A young American said to me: “I am not very keen on Europe, but should like to see it, and have done with it.” He is an ass. How can one “see” Europe and have done with it? One might as well say: I want to see the moon next week and have done with it. If one doesn’t want to see the moon, he doesn’t look. And if he doesn’t want to see Europe, he doesn’t look either. But neither of ’em will go away because he’s not looking.
There’s no “having done with it.” Europe is here, and will be here, long after he has added a bit of dust to America. To me, I simply don’t see the point of that American trick of saying one is “through with a thing,” when the thing is a good deal better than oneself.
I can hear that young man saying: “Oh, I’m through with the moon, she’s played out. She’s a dead old planet anyhow, and was never more than a side issue.” So was Eve only a side issue. But when a man is through with her, he’s through with most of his life.
It’s the same with Europe. One may be sick of certain aspects of European civilization. But they’re in ourselves, rather than in Europe. As a matter of fact, coming back to Europe, I realize how much more tense the European civilization is, in the Americans, than in the Europeans. The Europeans still have a vague idea that the universe is greater than they are, and isn’t going to change very radically, not for all the telling of all men put together. But the Americans are tense, somewhere inside themselves, as if they felt that once they slackened, the world would really collapse. It wouldn’t. If the American tension snapped tomorrow, only that bit of the world which is tense and American would come to an end. Nothing more.
How could I say: I am through with America? America is a great continent; it won’t suddenly cease to be. Some part of me will always be conscious of America. But probably some part greater still in me will always be conscious of Europe, since I am a European.
As for Europe’s being old, I find it much younger than America. Even these countries of the Mediterranean, which have known quite a bit of history, seem to me much, much younger even than Taos, not to mention Long Island, or Coney Island.
In the people here there is still, at the bottom, the old, young insouciance. It isn’t that the young don’t care: it is merely that, at the bottom of them there isn’t care. Instead there is a sort of bubbling-in of life. It isn’t till we grow old that we grip the very sources of our life with care, and strangle them.
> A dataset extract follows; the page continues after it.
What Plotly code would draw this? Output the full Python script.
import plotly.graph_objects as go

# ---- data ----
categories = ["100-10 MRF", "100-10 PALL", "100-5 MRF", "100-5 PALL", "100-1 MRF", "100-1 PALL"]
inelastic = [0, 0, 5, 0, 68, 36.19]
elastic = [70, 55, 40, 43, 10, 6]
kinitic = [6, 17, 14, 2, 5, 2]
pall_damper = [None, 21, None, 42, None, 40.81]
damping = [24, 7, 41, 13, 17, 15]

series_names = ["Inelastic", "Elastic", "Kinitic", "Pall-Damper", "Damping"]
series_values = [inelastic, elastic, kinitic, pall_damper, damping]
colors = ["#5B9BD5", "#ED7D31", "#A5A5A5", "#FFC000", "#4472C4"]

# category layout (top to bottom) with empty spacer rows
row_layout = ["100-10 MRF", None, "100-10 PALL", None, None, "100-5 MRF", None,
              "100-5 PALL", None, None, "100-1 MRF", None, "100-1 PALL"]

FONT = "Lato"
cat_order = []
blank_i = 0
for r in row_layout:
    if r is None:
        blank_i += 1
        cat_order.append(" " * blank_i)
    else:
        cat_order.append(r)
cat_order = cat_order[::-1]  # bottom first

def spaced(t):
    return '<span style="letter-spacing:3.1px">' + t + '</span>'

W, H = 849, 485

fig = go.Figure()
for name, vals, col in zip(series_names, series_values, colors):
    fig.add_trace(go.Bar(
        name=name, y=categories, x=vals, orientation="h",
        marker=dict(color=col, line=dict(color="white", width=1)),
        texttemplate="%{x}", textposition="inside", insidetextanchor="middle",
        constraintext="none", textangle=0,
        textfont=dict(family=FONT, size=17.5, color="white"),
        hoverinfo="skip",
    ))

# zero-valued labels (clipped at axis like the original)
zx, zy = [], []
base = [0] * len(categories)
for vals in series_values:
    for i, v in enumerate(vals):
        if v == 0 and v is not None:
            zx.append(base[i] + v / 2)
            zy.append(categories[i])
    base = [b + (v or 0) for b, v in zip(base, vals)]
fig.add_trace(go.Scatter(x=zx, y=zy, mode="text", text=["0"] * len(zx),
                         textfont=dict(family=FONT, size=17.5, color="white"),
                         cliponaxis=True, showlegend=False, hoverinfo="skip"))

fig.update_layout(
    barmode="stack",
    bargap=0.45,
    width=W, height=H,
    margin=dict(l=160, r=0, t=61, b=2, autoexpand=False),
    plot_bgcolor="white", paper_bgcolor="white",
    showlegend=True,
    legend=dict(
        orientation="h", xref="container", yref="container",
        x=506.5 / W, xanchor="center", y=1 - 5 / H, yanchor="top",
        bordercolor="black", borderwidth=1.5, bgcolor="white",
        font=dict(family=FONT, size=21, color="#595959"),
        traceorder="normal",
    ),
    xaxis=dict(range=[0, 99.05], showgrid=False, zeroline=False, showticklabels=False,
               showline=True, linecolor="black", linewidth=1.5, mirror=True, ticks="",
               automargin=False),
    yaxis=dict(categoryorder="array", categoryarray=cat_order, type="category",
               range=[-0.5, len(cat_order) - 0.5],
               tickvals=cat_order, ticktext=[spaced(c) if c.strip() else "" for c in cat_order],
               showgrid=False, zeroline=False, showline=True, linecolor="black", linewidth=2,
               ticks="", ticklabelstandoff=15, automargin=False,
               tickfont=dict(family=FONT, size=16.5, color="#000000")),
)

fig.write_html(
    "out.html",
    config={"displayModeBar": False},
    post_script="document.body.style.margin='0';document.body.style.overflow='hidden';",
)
And that seems to me the rough distinction between an American and a European. They are both of the same civilization, and all that. But the American grips himself, at the very sources of his consciousness, in a grip of care: and then, to so much of the rest of life, is indifferent. Whereas, the European hasn’t got so much care in him, so he cares much more for life and living.
That phrase again of wanting to see Europe and have done with it shows that strangle hold so many Americans have got on themselves. Why don’t they say: I’d like to see Europe, and then, if it means something to me, good! and if it doesn’t mean much to me, so much the worse for both of us. Vogue la galere!
I’ve been a fool myself, saying: Europe is finished for me. It wasn’t Europe at all, it was myself, keeping a strangle-hold on myself. Anil that strangle-hold I carried over to America; as many a man — and woman, worse still — has done before me.
Now, back in Europe, I feel a real relief. The past is too big, and too intimate, for one generation of men to get a strangle hold on it. Europe is squeezing the life out of herself, with her mental education and fixed ideas. But she hasn’t got her hands round her own throat not half so far as America has hers; here the grip is already falling slack; and if the system collapses, it’ll only be another system collapsed, of which there have been plenty. But in America, where men grip themselves so much more intensely and suicidally — the women worse — the system has its hold on the very sources of consciousness, so God knows what would happen, if the system broke.
No, it’s a relief to be by the Mediterranean, and gradually let the tight coils inside oneself come slack. There is much more life in a deep insouciance, which really is the clue to faith, than in this frenzied, keyed-up care, which is characteristic of our civilization, but which is at its worst, or at least its intensest, in America.